A landmark film in British gay film history.

SUNDAY BLOODY SUNDAY is the story of Daniel, a middle-aged doctor (Peter Finch), Alex, a career-woman in her mid-30s (Glenda Jackson), and Bob, the young artist who is a lover to both of them (Murray Head). It is a remarkable, accurately observed picture of what life in London was like for a particular class in the early 1970s, and what is most remarkable about it is its avoidance of melodrama and cliché. For example, although Daniel, the doctor played by Peter Finch, is homosexual, he is portrayed as neither flamboyant (the stereotypical comic queer) nor self-hating (the stereotypical tragicqueer). Here is how Gilliatt describes him in his first appearance.

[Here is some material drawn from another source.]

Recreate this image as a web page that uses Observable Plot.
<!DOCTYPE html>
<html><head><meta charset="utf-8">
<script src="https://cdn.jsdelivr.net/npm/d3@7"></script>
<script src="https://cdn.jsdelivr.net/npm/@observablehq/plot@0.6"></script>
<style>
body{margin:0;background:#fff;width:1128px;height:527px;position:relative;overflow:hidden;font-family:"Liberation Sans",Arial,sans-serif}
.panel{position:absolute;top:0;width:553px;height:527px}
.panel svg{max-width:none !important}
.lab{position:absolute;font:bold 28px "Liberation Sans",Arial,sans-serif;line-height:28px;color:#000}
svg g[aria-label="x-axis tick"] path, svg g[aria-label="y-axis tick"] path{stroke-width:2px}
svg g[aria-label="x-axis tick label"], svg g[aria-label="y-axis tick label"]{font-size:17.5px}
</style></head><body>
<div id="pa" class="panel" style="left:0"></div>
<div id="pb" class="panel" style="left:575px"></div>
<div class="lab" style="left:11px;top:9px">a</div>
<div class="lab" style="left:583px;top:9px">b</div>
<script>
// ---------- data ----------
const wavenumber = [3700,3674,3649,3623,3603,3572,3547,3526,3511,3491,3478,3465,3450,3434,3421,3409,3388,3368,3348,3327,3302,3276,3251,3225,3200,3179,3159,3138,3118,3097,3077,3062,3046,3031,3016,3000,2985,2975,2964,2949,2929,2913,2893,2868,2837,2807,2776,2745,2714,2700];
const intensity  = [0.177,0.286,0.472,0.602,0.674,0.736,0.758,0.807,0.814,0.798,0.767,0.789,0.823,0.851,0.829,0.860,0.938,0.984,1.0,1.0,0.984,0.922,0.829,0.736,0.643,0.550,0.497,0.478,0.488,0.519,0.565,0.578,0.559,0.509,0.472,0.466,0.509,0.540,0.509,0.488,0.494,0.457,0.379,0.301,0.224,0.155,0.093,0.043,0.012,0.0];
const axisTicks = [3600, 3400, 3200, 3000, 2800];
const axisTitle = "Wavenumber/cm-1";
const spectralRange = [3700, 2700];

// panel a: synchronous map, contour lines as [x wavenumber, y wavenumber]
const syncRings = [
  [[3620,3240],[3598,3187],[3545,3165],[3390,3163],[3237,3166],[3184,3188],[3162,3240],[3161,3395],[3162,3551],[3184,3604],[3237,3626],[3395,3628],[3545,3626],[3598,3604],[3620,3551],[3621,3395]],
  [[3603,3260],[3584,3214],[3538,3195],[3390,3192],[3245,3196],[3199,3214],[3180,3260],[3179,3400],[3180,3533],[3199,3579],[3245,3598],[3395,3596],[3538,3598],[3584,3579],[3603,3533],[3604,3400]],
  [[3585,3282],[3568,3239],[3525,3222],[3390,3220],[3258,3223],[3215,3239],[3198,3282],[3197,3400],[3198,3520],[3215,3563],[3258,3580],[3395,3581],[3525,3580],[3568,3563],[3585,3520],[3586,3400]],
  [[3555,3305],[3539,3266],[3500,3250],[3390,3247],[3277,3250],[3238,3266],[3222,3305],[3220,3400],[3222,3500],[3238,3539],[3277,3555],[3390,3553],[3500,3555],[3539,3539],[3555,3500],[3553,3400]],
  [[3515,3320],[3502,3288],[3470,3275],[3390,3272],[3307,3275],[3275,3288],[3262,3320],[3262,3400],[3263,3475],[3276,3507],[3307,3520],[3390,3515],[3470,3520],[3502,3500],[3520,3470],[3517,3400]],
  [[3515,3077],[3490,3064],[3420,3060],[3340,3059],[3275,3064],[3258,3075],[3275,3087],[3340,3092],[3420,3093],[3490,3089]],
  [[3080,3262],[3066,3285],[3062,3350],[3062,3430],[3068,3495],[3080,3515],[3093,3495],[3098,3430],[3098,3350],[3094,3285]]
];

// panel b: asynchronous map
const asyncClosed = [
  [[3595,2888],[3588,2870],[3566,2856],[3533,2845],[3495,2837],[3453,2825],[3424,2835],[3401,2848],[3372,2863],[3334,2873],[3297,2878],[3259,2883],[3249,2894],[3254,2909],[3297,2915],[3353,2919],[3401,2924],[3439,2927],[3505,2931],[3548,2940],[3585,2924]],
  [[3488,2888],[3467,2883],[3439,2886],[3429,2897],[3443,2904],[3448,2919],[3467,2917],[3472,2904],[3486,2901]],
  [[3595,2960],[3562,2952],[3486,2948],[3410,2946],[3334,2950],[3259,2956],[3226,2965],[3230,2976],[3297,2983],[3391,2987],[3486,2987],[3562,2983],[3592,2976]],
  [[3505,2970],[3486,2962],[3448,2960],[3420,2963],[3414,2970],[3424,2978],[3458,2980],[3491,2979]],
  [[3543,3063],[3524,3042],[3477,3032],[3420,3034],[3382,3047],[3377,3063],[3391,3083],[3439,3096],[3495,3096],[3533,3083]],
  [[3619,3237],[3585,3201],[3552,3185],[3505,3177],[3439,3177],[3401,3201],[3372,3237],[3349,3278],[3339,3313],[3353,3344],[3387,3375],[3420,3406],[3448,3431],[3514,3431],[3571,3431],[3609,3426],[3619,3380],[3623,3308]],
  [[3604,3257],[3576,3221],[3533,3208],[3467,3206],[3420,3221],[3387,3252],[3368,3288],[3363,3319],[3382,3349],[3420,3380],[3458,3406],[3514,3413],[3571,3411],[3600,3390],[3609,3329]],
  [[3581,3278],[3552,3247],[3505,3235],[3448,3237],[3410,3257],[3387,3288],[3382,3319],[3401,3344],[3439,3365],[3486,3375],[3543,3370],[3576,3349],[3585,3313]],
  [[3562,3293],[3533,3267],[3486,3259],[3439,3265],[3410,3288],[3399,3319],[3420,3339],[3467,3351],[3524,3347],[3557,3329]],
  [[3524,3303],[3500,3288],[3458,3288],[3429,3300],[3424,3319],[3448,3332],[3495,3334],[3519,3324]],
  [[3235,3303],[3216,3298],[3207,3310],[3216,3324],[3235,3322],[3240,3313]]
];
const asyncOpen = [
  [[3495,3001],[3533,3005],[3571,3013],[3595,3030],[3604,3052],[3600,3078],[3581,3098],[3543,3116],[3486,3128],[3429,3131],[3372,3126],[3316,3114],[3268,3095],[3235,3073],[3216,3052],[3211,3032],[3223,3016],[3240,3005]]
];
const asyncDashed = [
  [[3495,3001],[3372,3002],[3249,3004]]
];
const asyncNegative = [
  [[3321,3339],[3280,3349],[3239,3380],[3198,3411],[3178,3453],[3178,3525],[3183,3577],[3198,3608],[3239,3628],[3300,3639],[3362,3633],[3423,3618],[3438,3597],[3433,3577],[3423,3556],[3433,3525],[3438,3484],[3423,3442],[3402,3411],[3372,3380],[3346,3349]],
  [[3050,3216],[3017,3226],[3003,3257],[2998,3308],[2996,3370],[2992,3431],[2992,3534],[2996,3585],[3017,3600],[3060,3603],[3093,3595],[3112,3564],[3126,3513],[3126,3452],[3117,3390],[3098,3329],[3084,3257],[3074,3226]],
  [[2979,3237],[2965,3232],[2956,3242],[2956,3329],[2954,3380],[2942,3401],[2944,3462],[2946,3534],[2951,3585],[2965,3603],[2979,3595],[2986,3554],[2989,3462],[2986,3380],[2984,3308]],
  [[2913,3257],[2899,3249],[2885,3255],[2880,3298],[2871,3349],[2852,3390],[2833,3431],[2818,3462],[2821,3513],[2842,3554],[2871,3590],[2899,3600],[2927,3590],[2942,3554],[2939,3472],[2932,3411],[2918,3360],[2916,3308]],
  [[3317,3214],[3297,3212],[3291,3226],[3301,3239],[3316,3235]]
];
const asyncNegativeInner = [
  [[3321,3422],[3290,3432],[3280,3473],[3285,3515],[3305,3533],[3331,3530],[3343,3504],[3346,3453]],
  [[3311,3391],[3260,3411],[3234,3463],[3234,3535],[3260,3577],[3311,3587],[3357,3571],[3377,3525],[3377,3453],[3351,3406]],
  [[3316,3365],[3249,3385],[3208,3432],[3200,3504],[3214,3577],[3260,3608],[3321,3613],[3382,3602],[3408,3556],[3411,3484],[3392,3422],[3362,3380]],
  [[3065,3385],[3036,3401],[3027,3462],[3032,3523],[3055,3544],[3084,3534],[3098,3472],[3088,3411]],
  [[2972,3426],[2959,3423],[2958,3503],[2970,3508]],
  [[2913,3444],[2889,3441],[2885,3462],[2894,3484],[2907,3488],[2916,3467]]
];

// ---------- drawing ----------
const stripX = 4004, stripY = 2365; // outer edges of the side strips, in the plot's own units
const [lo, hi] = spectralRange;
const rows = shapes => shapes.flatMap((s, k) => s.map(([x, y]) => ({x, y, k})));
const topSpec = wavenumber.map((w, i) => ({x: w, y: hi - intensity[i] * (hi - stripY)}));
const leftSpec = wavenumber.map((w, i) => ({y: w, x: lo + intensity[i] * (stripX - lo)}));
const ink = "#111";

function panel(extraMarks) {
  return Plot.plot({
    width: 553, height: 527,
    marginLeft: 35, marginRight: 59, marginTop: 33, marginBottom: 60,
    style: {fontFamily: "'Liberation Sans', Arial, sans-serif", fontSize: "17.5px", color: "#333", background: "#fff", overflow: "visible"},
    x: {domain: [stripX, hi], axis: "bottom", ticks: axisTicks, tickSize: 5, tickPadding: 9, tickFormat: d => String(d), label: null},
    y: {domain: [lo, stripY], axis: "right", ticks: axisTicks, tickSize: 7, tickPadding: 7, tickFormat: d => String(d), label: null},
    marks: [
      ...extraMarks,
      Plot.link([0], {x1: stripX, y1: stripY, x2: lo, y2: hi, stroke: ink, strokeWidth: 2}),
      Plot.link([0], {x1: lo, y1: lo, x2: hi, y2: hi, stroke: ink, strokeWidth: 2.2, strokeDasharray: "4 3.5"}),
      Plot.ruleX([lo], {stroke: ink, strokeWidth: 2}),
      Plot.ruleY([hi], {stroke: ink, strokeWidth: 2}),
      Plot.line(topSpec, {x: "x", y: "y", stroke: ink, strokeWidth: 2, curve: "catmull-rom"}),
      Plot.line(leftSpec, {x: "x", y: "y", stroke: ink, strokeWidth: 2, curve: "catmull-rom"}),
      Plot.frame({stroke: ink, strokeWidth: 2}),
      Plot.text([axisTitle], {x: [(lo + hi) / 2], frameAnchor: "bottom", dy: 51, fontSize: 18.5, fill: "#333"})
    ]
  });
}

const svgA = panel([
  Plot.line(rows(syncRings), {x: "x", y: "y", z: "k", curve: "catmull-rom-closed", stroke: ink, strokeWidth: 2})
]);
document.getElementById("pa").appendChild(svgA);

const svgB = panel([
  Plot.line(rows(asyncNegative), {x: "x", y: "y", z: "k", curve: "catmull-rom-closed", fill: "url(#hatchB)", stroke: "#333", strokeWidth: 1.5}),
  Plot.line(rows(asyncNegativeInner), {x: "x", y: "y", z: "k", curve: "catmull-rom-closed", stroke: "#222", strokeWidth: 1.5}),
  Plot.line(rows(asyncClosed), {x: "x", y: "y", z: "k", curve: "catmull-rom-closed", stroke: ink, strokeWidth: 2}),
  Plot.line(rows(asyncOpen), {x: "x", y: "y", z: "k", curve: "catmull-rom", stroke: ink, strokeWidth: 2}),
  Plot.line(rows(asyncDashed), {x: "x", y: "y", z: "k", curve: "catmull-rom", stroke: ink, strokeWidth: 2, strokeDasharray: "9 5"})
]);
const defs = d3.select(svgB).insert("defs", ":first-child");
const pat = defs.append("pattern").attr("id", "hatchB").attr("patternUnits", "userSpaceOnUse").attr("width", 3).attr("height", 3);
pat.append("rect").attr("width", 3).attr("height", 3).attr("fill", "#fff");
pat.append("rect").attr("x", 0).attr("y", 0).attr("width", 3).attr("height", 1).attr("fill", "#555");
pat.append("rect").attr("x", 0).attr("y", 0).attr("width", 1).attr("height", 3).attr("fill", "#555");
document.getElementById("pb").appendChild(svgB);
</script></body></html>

“Daniel is a doctor in his early forties. Jewish. Clever, humorous face. He has a system of dispensing stoicism that helps him to keep at bay his own difficulties. His consulting room is part of his house, small and pleasant. Little jade elephants and ivory pigs on his desk. A silver photograph of his mother and father, playing two pianos and laughing, stands on a bookshelf behind him. A geodesic sculpture is visible through the window, set in a pretty walled garden with a rock pool.”

The sculpture referred to above turns out to be a creation of Bob, Daniel and Alex’s artist lover. Bob is a somewhat ambiguous character. Though we see some scenes through Daniel the doctor’s eyes, and other scenes through Alex the career-woman’s eyes, we rarely see anything through Bob’s eyes. Daniel and Alex are the story’s subjects; Bob, however sympathetic he may appear, is an object. The crisis at the center of the story–which is not really treated as a crisis–is that Bob wants to leave England for America. Daniel and Alex, though both in love with Bob, are more or less resigned to his decision, just as they long ago resigned themselves to sharing him.

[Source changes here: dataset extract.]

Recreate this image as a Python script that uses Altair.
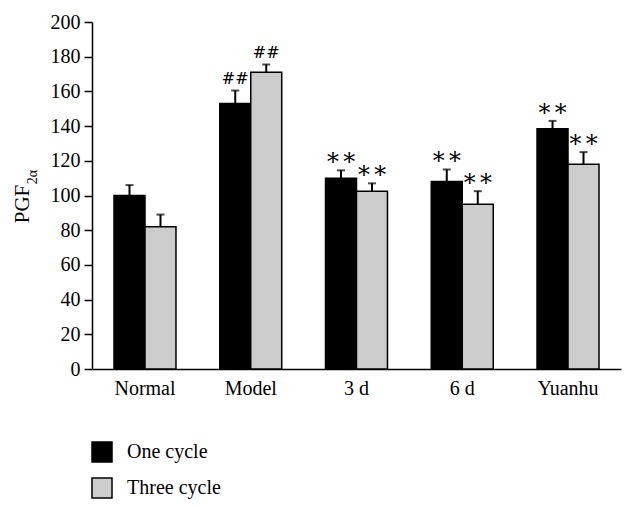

In his filming of Penelope Gilliatt’s screenplay, director John Schlesinger trimmed it a bit–particularly the dialogue–but made few substantial changes. A couple of flashbacks for Daniel and Alex were eliminated. Many of the film’s visual ideas, for example, an inserted “detail of telephone exchange transmitting engaged number electronically” when Daniel calls his answering service, are indicated in the screenplay. Likewise, the musical idea of the “ironically sublime section of the quartet from COSI FAN TUTTE, used at moments through the film” is indicated in Gilliatt’s script.

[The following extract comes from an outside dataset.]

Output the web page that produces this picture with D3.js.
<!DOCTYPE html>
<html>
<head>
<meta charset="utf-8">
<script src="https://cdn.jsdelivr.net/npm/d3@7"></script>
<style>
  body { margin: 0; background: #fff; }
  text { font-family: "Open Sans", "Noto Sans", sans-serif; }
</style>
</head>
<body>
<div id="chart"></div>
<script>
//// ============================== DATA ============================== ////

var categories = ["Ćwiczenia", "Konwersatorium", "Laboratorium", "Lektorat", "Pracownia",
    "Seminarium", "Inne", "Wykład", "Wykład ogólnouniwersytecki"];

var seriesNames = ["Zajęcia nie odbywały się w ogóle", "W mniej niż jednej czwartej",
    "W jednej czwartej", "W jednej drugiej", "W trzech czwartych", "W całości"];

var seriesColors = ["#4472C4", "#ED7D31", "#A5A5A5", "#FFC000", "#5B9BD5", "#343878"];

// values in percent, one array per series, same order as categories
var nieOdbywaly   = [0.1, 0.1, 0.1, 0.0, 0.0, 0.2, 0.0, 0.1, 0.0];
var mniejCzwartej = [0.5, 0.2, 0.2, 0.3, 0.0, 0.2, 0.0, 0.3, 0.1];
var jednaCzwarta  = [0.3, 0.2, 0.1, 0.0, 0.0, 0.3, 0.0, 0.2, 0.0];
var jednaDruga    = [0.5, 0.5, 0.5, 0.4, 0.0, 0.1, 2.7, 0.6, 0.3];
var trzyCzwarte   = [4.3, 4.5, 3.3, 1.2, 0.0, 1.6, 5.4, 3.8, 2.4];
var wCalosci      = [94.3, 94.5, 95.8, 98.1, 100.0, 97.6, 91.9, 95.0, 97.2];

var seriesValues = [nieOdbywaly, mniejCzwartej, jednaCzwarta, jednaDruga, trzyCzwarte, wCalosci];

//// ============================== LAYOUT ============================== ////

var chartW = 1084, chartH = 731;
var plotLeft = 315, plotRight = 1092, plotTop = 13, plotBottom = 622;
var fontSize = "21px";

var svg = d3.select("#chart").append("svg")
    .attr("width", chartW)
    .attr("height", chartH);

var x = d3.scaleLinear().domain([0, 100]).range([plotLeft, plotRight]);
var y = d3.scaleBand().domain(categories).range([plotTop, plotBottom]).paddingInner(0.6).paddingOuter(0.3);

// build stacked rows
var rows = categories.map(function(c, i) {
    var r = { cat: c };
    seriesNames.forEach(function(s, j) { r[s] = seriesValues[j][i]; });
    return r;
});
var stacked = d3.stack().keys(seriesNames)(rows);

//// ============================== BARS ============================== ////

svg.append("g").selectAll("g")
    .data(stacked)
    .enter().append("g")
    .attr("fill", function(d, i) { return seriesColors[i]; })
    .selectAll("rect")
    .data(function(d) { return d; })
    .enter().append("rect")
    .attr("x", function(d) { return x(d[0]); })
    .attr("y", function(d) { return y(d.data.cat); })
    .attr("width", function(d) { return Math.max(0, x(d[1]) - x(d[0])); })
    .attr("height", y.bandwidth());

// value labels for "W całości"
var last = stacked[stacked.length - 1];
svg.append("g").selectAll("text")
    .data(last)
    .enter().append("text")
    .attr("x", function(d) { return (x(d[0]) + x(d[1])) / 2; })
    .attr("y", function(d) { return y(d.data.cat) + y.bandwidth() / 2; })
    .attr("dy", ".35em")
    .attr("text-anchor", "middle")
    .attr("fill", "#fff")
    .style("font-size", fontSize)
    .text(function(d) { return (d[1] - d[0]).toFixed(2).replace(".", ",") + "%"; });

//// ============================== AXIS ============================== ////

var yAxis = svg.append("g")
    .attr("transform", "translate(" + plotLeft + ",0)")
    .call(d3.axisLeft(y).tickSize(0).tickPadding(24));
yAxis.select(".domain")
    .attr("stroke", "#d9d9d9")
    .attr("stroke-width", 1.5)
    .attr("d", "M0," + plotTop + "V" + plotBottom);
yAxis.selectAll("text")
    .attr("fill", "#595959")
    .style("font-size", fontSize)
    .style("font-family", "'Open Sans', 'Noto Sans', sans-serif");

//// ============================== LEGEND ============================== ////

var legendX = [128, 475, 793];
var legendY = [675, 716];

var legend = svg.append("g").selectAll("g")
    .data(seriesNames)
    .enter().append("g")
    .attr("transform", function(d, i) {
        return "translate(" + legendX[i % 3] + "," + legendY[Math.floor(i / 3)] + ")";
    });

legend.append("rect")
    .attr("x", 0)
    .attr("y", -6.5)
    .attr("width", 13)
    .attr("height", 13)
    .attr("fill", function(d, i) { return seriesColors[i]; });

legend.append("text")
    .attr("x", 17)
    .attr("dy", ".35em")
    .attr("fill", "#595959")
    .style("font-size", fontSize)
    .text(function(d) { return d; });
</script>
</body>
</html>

In one of the screenplay and film’s most poignant scenes, Daniel attends a Bar Mitzvah in a resplendent Orthodox Jewish Synagogue. The poignance derives in part from Daniel’s connection to an ancient tradition, and in part from Daniel’s sense of exclusion as a single gay man from the world of marriage and family. The screenplay and film end memorably with a monologue by Daniel addressed directly to the camera.

Not in WorldCat or AMPAS.

Russo, pp. 209-211: “One kiss exchanged between Head and Finch… [was] the first affectionate kiss on screen between two men that was not a device or a shock mechanism. It drew gasps from audiences wherever it played.” Porter and Prince, p.222: “A breakthrough in its matter-of-fact treatment of bisexuality.”